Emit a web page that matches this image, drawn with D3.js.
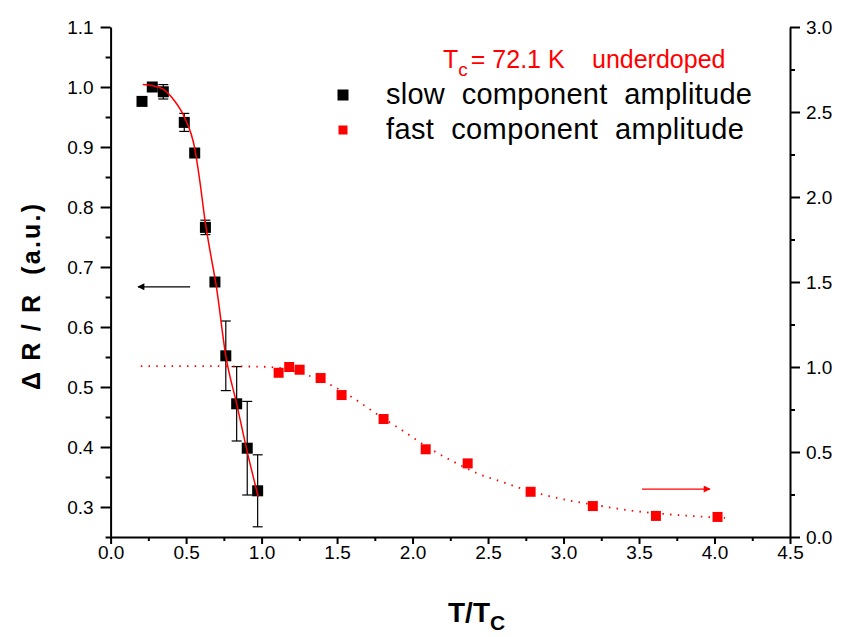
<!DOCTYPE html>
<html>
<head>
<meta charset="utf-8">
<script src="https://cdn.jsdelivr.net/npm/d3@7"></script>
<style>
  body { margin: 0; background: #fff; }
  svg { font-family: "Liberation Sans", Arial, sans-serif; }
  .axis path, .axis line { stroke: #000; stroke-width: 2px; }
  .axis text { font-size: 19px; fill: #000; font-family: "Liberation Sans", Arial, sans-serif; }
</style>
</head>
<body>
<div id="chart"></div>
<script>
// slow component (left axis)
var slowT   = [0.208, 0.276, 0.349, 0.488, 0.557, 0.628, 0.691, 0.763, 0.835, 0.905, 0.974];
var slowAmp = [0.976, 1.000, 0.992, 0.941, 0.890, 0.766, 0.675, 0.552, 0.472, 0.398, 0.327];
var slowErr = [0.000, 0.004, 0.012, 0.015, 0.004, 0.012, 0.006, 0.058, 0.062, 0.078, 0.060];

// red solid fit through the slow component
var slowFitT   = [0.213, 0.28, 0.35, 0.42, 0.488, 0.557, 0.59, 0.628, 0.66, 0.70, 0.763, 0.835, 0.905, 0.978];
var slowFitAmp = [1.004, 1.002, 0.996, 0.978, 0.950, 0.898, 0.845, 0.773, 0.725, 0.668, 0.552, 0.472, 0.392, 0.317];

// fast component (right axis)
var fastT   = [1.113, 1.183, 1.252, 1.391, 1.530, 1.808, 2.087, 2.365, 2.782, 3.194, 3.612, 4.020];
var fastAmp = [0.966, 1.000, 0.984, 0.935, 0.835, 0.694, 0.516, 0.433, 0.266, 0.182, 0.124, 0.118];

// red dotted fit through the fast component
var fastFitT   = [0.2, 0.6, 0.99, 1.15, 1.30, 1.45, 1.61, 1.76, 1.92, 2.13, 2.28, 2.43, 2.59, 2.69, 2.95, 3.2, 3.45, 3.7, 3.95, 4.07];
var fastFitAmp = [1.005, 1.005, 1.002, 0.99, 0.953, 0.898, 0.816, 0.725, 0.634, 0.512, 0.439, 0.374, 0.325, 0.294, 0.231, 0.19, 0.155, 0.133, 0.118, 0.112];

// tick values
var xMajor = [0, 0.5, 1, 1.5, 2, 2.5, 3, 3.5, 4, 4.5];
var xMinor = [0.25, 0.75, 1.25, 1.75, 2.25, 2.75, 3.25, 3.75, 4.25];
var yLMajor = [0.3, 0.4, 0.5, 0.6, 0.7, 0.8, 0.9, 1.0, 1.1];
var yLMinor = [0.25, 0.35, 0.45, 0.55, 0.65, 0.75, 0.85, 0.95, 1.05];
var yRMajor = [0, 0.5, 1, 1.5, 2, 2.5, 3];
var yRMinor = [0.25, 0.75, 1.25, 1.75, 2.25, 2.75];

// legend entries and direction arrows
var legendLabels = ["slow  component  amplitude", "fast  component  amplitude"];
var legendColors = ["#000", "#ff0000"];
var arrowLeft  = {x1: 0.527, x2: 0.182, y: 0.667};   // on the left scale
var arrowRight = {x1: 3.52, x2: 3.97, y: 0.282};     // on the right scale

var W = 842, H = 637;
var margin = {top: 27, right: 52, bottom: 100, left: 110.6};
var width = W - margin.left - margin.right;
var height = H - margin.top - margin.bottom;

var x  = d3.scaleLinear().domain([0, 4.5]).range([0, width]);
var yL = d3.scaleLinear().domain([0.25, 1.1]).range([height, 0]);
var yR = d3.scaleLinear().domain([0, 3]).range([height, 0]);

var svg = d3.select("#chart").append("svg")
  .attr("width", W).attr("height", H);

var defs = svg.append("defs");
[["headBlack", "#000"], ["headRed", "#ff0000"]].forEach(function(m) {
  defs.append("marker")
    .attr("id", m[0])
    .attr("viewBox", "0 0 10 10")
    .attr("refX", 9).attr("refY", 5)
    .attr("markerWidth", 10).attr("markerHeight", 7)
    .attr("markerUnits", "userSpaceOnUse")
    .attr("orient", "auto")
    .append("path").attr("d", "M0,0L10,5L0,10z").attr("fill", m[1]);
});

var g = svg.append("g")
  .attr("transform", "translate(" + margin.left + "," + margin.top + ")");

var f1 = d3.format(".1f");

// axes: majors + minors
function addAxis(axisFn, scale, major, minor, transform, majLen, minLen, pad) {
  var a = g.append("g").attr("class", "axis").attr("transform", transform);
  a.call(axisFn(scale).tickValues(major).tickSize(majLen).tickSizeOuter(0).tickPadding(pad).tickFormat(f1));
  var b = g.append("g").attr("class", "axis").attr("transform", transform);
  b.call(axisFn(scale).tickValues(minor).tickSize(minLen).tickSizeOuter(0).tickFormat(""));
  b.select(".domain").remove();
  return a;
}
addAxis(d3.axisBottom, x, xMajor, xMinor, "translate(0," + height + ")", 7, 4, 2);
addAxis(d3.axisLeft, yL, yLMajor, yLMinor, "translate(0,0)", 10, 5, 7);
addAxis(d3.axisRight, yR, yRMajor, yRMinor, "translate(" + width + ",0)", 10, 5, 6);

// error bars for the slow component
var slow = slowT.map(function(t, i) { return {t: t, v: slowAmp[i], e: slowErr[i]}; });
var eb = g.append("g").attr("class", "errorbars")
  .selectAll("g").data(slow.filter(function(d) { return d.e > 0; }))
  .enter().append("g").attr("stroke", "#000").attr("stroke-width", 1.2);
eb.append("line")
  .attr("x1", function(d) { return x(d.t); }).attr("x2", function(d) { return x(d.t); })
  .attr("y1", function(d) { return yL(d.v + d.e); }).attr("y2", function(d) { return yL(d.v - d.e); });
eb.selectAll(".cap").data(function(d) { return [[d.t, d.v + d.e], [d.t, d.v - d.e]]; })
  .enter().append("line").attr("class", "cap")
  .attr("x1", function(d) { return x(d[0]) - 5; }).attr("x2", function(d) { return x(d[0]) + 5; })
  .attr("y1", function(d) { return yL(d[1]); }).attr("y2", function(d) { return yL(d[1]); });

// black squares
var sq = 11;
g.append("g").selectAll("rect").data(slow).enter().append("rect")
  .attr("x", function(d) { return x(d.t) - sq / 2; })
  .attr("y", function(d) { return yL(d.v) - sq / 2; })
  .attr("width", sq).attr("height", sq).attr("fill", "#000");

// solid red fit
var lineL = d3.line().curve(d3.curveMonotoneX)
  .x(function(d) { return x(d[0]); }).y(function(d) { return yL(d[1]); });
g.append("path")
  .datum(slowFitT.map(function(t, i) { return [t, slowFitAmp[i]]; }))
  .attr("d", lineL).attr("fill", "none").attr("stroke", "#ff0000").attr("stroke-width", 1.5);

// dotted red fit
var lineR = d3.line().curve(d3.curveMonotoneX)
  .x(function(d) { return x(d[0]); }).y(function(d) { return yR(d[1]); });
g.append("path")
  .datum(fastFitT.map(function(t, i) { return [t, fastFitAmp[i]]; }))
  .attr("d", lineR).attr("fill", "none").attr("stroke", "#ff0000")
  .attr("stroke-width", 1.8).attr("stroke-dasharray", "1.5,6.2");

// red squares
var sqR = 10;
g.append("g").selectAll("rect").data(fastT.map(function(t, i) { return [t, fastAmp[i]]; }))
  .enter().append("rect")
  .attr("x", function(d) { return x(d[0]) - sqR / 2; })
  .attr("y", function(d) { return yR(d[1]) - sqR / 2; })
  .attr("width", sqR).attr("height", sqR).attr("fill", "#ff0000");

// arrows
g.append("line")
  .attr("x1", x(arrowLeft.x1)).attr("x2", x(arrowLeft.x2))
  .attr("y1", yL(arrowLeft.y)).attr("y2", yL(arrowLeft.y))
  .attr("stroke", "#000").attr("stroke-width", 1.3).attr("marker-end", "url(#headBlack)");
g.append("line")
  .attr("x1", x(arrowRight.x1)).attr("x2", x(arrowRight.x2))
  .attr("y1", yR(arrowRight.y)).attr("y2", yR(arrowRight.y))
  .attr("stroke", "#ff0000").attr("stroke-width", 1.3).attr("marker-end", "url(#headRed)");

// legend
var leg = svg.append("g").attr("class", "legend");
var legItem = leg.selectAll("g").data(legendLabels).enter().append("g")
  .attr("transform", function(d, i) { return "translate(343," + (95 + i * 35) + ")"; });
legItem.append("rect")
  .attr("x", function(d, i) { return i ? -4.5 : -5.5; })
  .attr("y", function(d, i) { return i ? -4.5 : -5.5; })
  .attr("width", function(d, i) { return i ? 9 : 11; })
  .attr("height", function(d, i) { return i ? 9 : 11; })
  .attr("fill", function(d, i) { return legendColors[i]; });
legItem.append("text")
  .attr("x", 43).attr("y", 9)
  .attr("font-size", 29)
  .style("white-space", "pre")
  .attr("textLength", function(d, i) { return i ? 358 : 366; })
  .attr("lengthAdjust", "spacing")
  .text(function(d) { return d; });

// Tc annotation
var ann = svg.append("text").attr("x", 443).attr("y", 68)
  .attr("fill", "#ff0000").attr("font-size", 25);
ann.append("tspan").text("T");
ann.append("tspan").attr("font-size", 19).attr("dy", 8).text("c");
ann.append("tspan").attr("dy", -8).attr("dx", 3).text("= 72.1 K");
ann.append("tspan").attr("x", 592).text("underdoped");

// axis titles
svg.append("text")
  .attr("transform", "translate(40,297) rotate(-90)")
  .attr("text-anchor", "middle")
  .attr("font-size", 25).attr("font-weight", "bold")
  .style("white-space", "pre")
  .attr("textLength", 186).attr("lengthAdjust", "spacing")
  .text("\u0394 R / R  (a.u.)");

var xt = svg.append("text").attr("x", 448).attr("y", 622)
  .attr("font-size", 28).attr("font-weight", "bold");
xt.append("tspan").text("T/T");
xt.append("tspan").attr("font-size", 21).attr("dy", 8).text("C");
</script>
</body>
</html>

········

> BRIEF:
Return, unchanged, the lines from the first line of the material through the line that holds "0.133, 0.118, 0.112];", inclusive, omitting pictures.

> FINISHED ANSWER:
Emit a web page that matches this image, drawn with D3.js.
<!DOCTYPE html>
<html>
<head>
<meta charset="utf-8">
<script src="https://cdn.jsdelivr.net/npm/d3@7"></script>
<style>
  body { margin: 0; background: #fff; }
  svg { font-family: "Liberation Sans", Arial, sans-serif; }
  .axis path, .axis line { stroke: #000; stroke-width: 2px; }
  .axis text { font-size: 19px; fill: #000; font-family: "Liberation Sans", Arial, sans-serif; }
</style>
</head>
<body>
<div id="chart"></div>
<script>
// slow component (left axis)
var slowT   = [0.208, 0.276, 0.349, 0.488, 0.557, 0.628, 0.691, 0.763, 0.835, 0.905, 0.974];
var slowAmp = [0.976, 1.000, 0.992, 0.941, 0.890, 0.766, 0.675, 0.552, 0.472, 0.398, 0.327];
var slowErr = [0.000, 0.004, 0.012, 0.015, 0.004, 0.012, 0.006, 0.058, 0.062, 0.078, 0.060];

// red solid fit through the slow component
var slowFitT   = [0.213, 0.28, 0.35, 0.42, 0.488, 0.557, 0.59, 0.628, 0.66, 0.70, 0.763, 0.835, 0.905, 0.978];
var slowFitAmp = [1.004, 1.002, 0.996, 0.978, 0.950, 0.898, 0.845, 0.773, 0.725, 0.668, 0.552, 0.472, 0.392, 0.317];

// fast component (right axis)
var fastT   = [1.113, 1.183, 1.252, 1.391, 1.530, 1.808, 2.087, 2.365, 2.782, 3.194, 3.612, 4.020];
var fastAmp = [0.966, 1.000, 0.984, 0.935, 0.835, 0.694, 0.516, 0.433, 0.266, 0.182, 0.124, 0.118];

// red dotted fit through the fast component
var fastFitT   = [0.2, 0.6, 0.99, 1.15, 1.30, 1.45, 1.61, 1.76, 1.92, 2.13, 2.28, 2.43, 2.59, 2.69, 2.95, 3.2, 3.45, 3.7, 3.95, 4.07];
var fastFitAmp = [1.005, 1.005, 1.002, 0.99, 0.953, 0.898, 0.816, 0.725, 0.634, 0.512, 0.439, 0.374, 0.325, 0.294, 0.231, 0.19, 0.155, 0.133, 0.118, 0.112];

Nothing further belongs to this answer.